Nous sommes restés silencieux pendant quelque temps. Les coups, le traitement cruel, la torture et les morts précoces des jeunes « accueillis » dans les communautés religieuses ne faisaient pas que partie de l’histoire ancienne.

« Les Kanak à Saint-Louis ont dû travailler pour les Maristes dans les champs comme main d’œuvre gratuite – comme des esclaves quoi. Les jeunes Kanak travaillaient avec d’autres personnes que les Maristes avaient engagées à petit prix pour travailler dans leurs plantations et leur usine à sucre. Il y avait des Malabars, des Réunionnais (souvent des Affranchis), des bagnards, et des engagés océaniens, vietnamiens, indonésiens et japonais. Et les enfants Kanak, les enfants volés, garçons pour la plupart, ainsi que les adultes Kanak, avaient été exposés aux variétés du français et aux autres langues, y compris des créoles et des pidgins que parlaient ces employés des Maristes dans les champs. »

« Pour résumer, donc, c’était un endroit vraiment plurilingue. Mais pour nous, les Kanak, ça c’est quelque chose de normal. Nous avons 28 langues différentes. Nous parlons la langue de notre mère, celle de notre père, les langues des clans voisins… et le français ! » a dit Yata.

« Exact.
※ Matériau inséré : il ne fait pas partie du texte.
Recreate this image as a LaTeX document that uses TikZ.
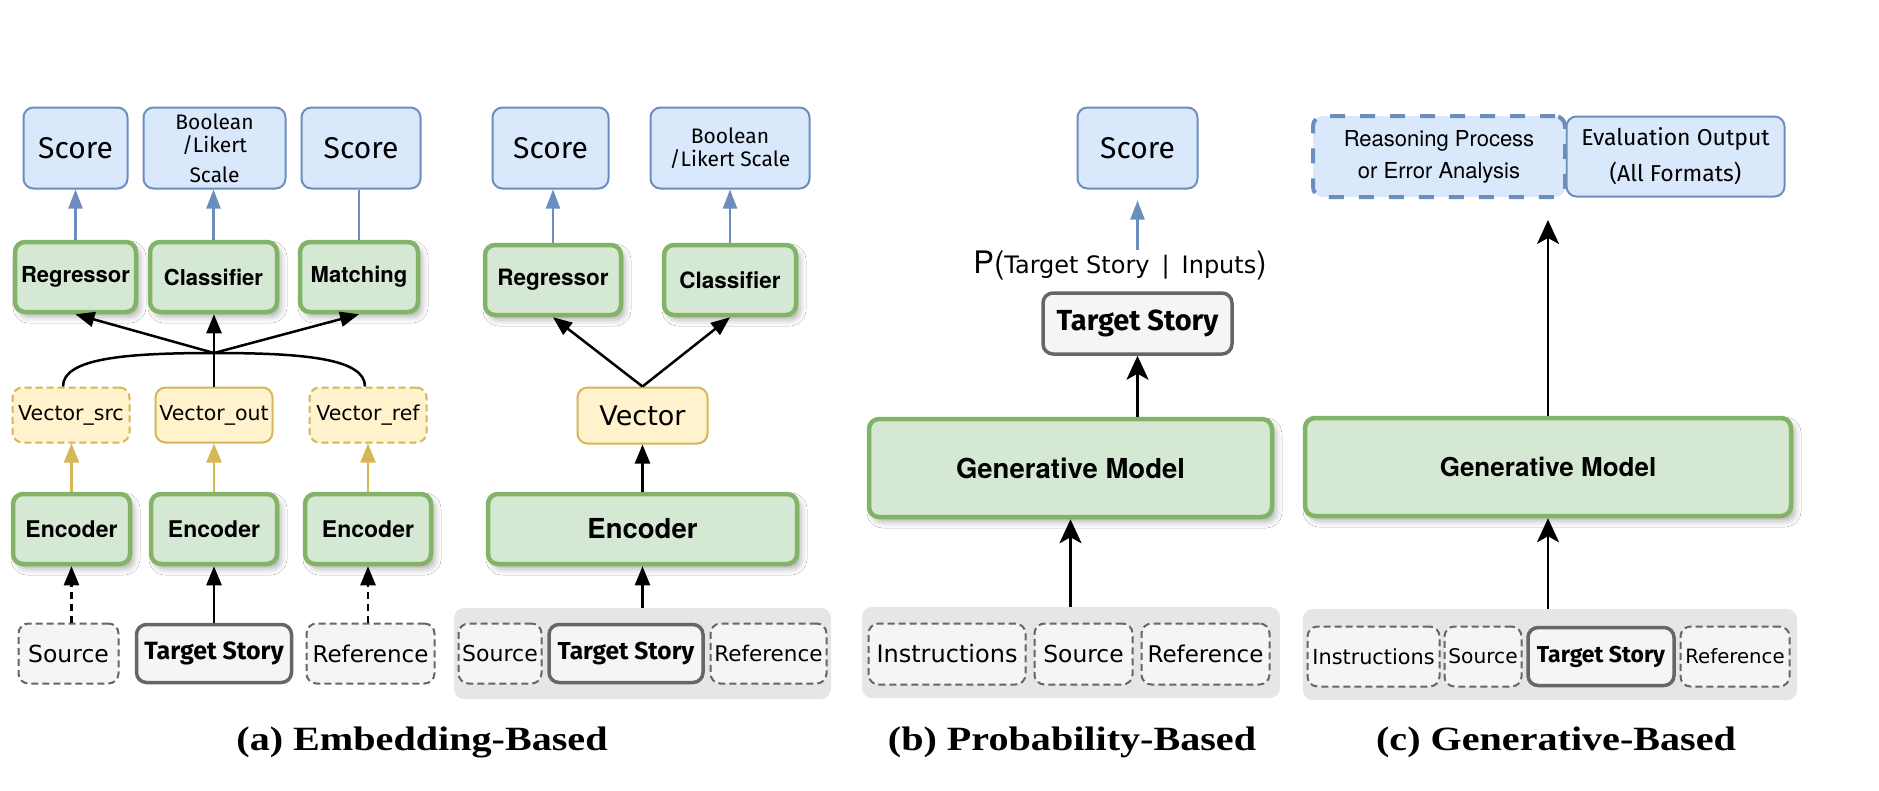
\documentclass[tikz,border=0pt]{standalone}
\usepackage{fontspec}
\setmainfont{TeX Gyre Heros}
\newfontfamily\comic{Fira Sans}
\newfontfamily\helv{TeX Gyre Heros}
\newfontfamily\verd{DejaVu Sans}
\newfontfamily\capf{Liberation Serif}[FakeStretch=1.18]
\usetikzlibrary{arrows.meta,shadows.blur,calc}
\definecolor{blueF}{HTML}{DAE8FC}
\definecolor{blueS}{HTML}{6C8EBF}
\definecolor{greenF}{HTML}{D5E8D4}
\definecolor{greenS}{HTML}{82B366}
\definecolor{yelF}{HTML}{FFF2CC}
\definecolor{yelS}{HTML}{D6B656}
\definecolor{greyF}{HTML}{F5F5F5}
\definecolor{greyS}{HTML}{666666}
\definecolor{bgG}{HTML}{E6E6E6}
\newcommand\fsz[2]{\fontsize{#1}{#2}\selectfont}
\tikzset{
  box/.style={rounded corners=10pt, inner sep=0pt, align=center},
  bluebox/.style={box, draw=blueS, fill=blueF, line width=2pt},
  greenbox/.style={box, draw=greenS, fill=greenF, line width=4.5pt,
    blur shadow={shadow xshift=4pt, shadow yshift=-5pt, shadow blur radius=6pt, shadow opacity=30}},
  yelbox/.style={box, draw=yelS, fill=yelF, line width=2pt},
  yeldash/.style={yelbox, dash pattern=on 7pt off 4pt},
  greydash/.style={box, draw=greyS, fill=greyF, line width=2pt, dash pattern=on 7pt off 4pt},
  tgtbox/.style={box, draw=greyS, fill=greyF, line width=3.5pt},
  bgbox/.style={box, fill=bgG},
  arr/.style={line width=2.5pt, -{Triangle[length=19pt,width=15pt]}},
  blarr/.style={line width=2.2pt, draw=blueS, -{Triangle[length=19pt,width=14pt]}},
  blline/.style={line width=2.2pt, draw=blueS},
  goldarr/.style={line width=2.2pt, draw=yelS, -{Triangle[length=19pt,width=15pt]}},
  starr/.style={line width=2.5pt, -{Stealth[length=24pt,width=22pt,inset=6pt]}},
  captxt/.style={anchor=base, inner sep=0pt, font=\capf\bfseries\fsz{34}{34}},
  wh/.style 2 args={minimum width=#1pt, minimum height=#2pt}
}
\begin{document}
\begin{tikzpicture}[x=1pt,y=-1pt]
\fill[white] (0,0) rectangle (1879,790);
\useasboundingbox (0,0) rectangle (1879,790);

% ---------- (a) left ----------
\node[bluebox, wh={104}{81}, font=\comic\fsz{30}{34}] (sA1) at (75.5,148) {Score};
\node[bluebox, wh={142}{81}, font=\comic\fsz{21}{23}] (bA1) at (214.5,148) {Boolean\\/Likert\\[7pt]Scale};
\node[bluebox, wh={119}{81}, font=\comic\fsz{30}{34}] (sA3) at (361,148) {Score};
\node[greenbox, wh={121}{70}, font=\helv\bfseries\fsz{22}{26}] (rA) at (75.5,277) {Regressor};
\node[greenbox, wh={127}{70}, font=\helv\bfseries\fsz{22}{26}] (cA) at (213.5,277) {Classifier};
\node[greenbox, wh={118}{70}, font=\helv\bfseries\fsz{22}{26}] (mA) at (359,277) {Matching};
\node[yeldash, wh={117}{55}, font=\verd\fsz{20.5}{24}] (vsA) at (71,415) {Vector\_src};
\node[yelbox, wh={117}{55}, font=\verd\fsz{20.5}{24}] (voA) at (214,415) {Vector\_out};
\node[yeldash, wh={117}{55}, font=\verd\fsz{20.5}{24}] (vrA) at (368,415) {Vector\_ref};
\node[greenbox, wh={117}{70}, font=\helv\bfseries\fsz{23}{27}] (eA1) at (71.5,529) {Encoder};
\node[greenbox, wh={126}{70}, font=\helv\bfseries\fsz{23}{27}] (eA2) at (214,529) {Encoder};
\node[greenbox, wh={126}{70}, font=\helv\bfseries\fsz{23}{27}] (eA3) at (368,529) {Encoder};
\node[greydash, wh={100}{60}, font=\verd\fsz{23.5}{27}] (srcA) at (68.5,653.5) {Source};
\node[tgtbox, wh={155}{58}, font=\comic\bfseries\fsz{25}{29}] (tgtA) at (214,653.5) {Target Story};
\node[greydash, wh={128}{60}, font=\verd\fsz{23}{27}] (refA) at (370.5,653.5) {Reference};

\draw[blarr] (rA) -- (sA1);
\draw[blarr] (cA.north) -- (cA.north |- bA1.south);
\draw[blline] (mA.north) -- (mA.north |- sA3.south);
\draw[goldarr] (eA1.north) -- (eA1.north |- vsA.south);
\draw[goldarr] (eA2) -- (voA);
\draw[goldarr] (eA3) -- (vrA);
\draw[arr, dash pattern=on 7pt off 5pt] (eA1.south |- srcA.north) -- (eA1.south);
\draw[arr] (tgtA) -- (eA2);
\draw[arr, dash pattern=on 7pt off 5pt] (eA3.south |- refA.north) -- (eA3.south);
\coordinate (J) at (214,353);
\draw[arr] (J) -- (rA.south);
\draw[arr] (J) -- (mA.south);
\draw[arr] (voA.north) -- (voA.north |- cA.south);
\draw[line width=2.5pt] ([xshift=-8pt]vsA.north) .. controls +(0,-28) and +(-90,0) .. (J);
\draw[line width=2.5pt] ([xshift=-3pt]vrA.north) .. controls +(0,-28) and +(90,0) .. (J);

% ---------- (a) right ----------
\node[bluebox, wh={116}{81}, font=\comic\fsz{30}{34}] (sA2) at (550.5,148) {Score};
\node[bluebox, wh={159}{81}, font=\comic\fsz{21}{23}] (bA2) at (730,148) {Boolean\\/Likert Scale};
\node[greenbox, wh={136}{70}, font=\helv\bfseries\fsz{22.5}{26}] (rA2) at (553,280) {Regressor};
\node[greenbox, wh={132}{70}, font=\helv\bfseries\fsz{22.5}{26}] (cA2) at (730,280) {Classifier};
\node[yelbox, wh={130}{56}, font=\verd\fsz{27}{30}] (vA2) at (642.5,415.5) {Vector};
\node[greenbox, wh={309}{70}, font=\helv\bfseries\fsz{27.5}{31}] (eA2b) at (642.5,529) {Encoder};
\node[bgbox, wh={377}{91}] (bgA) at (642.5,653.5) {};
\node[greydash, wh={83}{60}, font=\verd\fsz{22}{26}] (srcA2) at (500,653.5) {Source};
\node[tgtbox, wh={154}{58}, font=\comic\bfseries\fsz{24.5}{28}] (tgtA2) at (626,653.5) {Target Story};
\node[greydash, wh={116}{60}, font=\verd\fsz{21.5}{25}] (refA2) at (768.5,653.5) {Reference};

\draw[blarr] (rA2.north) -- (rA2.north |- sA2.south);
\draw[blarr] (cA2) -- (bA2);
\draw[arr] (vA2.north) -- (rA2.south);
\draw[arr] (vA2.north) -- (cA2.south);
\draw[arr] (eA2b) -- (vA2);
\draw[arr] (bgA) -- (eA2b);

% ---------- (b) ----------
\node[bluebox, wh={120}{81}, font=\comic\fsz{30}{34}] (sB) at (1137.5,148) {Score};
\node[anchor=base, inner sep=0pt] (pB) at (1120,273) {{\helv\fsz{31}{31}P(}{\verd\fsz{24}{26}Target Story\hspace{12pt}|\hspace{12pt}Inputs}{\helv\fsz{31}{31})}};
\node[tgtbox, wh={189}{61}, font=\comic\bfseries\fsz{29}{33}] (tgtB) at (1137.5,323.5) {Target Story};
\node[greenbox, wh={403}{98}, font=\helv\bfseries\fsz{27.5}{31}] (gB) at (1070.5,468) {Generative Model};
\node[bgbox, wh={418}{91}] (bgB) at (1071,652.5) {};
\node[greydash, wh={157}{61}, font=\verd\fsz{24}{28}] (instB) at (947,654) {Instructions};
\node[greydash, wh={98}{61}, font=\verd\fsz{23.4}{27}] (srcB) at (1083.5,654) {Source};
\node[greydash, wh={128}{61}, font=\verd\fsz{23}{27}] (refB) at (1205.5,654) {Reference};

\draw[blarr] (sB.south |- pB.north) -- ([yshift=-11pt]sB.south);
\draw[starr] (tgtB.south |- gB.north) -- (tgtB.south);
\draw[starr] (gB.south |- bgB.north) -- (gB.south);

% ---------- (c) ----------
\node[bluebox, line width=4pt, dash pattern=on 15pt off 15pt, wh={252}{81}, font=\helv\fsz{22}{32}] (rsC) at (1439,156.5) {Reasoning Process\\or Error Analysis};
\node[bluebox, wh={218}{80}, font=\comic\fsz{23}{36}] (evC) at (1675.5,156.5) {Evaluation Output\\(All Formats)};
\node[greenbox, wh={486}{98}, font=\helv\bfseries\fsz{26}{30}] (gC) at (1548,467) {Generative Model};
\node[bgbox, wh={494}{91}] (bgC) at (1550,654.5) {};
\node[greydash, wh={132}{60}, font=\verd\fsz{20.8}{25}] (instC) at (1373.5,656.5) {Instructions};
\node[greydash, wh={77}{60}, font=\verd\fsz{20.2}{24}] (srcC) at (1483,656.5) {Source};
\node[tgtbox, wh={146}{58}, font=\comic\bfseries\fsz{23}{27}] (tgtC) at (1601,656.5) {Target Story};
\node[greydash, wh={109}{60}, font=\verd\fsz{19.7}{24}] (refC) at (1735,656.5) {Reference};

\coordinate (cTop) at (1548,220);
\draw[starr] (gC.north) -- (cTop);
\draw[starr] (gC.south |- bgC.north) -- (gC.south);

% ---------- captions ----------
\node[captxt] (capA) at (422,750) {(a) Embedding-Based};
\node[captxt] (capB) at (1072,750) {(b) Probability-Based};
\node[captxt] (capC) at (1556,750) {(c) Generative-Based};
\end{tikzpicture}
\end{document}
Je pense que ce qui différenciait l’écologie linguistique de Saint-Louis par rapport à celle au sein d’un clan Kanak était la dynamique de pouvoir très inégale. Les Maristes se trouvaient au sommet de la hiérarchie et ont pu par conséquent imposer leur langue et leur culture, bien entendu celles de l’envahisseur colonial, aux jeunes convertis Kanak. De plus, il ne faut pas oublier que c’étaient des gosses et des ados qui ont subi une déchirure violente, ils ont été coupés de leur clan, éloignés de leurs parents et de leurs points de repère. Comme cela, la transmission habituelle de la langue, des connaissances et de la culture de leur clan n’a pas pu se faire. »

« Ces pauvres petits ! Quelle horreur ! » a dit quelqu’un qui nous écoutait.

« Je suis d’accord. À bien des égards, les conditions socio-historiques à Saint-Louis étaient proches de celles que l’on trouvait dans les sociétés esclavagistes aux Antilles et dans l’Océan Indien. Il n’est donc pas étonnant qu’une langue créole s’y soit développée. Les Kanak de Saint-Louis ne sont jamais rentrés dans leurs clans d’origine pour évangéliser leurs confrères. Ils sont plutôt restés autour de la mission, formant un village ou une tribu soi-disant artificielle sur les terres maristes. Dans ce village, ils avaient besoin d’une langue communautaire et le tayo a rempli ce rôle. Cela dit, le tayo n’est pas né subitement parce que les Kanak ne pouvaient pas se communiquer entre eux. Au contraire, la langue se formait bien avant l’arrivée et l’implantation des Maristes et de leurs convertis sur les terres des Kanak du sud. Il y avait du plurilinguisme à Saint-Louis et l’accès au français n’était pas égal – les filles, par exemple, passait plus de temps avec les sœurs missionnaires que les garçons et les adultes qui passaient au moins la moitié de leurs journées dans les champs. Le fait que le tayo – et non pas le français – était devenu la langue des Saint-Louis est, pour moi, un acte de résistance. »

« C’est fascinant tout ça ! Si seulement on nous enseignait ce genre d’histoire à l’école. Putain, ça me rend hors de moi !’ s’est exclamé Ioane.

« C’est quand même bizarre que toi, une néo-zélandaise, qui n’est pas d’ici, une blanche en plus, connaît cette histoire, s’intéresse à cette histoire. C’est cool mais aussi étrange », Maryse, une femme dans le groupe, a remarqué. J’ai ressenti ce qu’elle disait. J’étais un peu mal à l’aise. Je savais que ce n’était pas vraiment ma place, que ce n’était pas à moi de raconter ces histoires. En même temps, il me semblait important de les partager.

« Merde, on est soûlés ici avec l’histoire franco-française, la langue française, la culture française… Ces histoires, nos histoires, on en a besoin d’avantage. On veut les apprendre chez nous » a ajouté Maryse.

« Oui, c’est 100% ça, hein ? … Toi et ta copine, si vous ne faites rien, venez nous rejoindre ce soir. Nous allons boire du kava avec des potes de Tahiti », a dit Yata tandis qu’il rangeait les pancartes. Leilani et moi, nous nous sommes arrangées avec nos nouveaux amis de les rencontrer tout à l’heure à la Place des Cocotiers.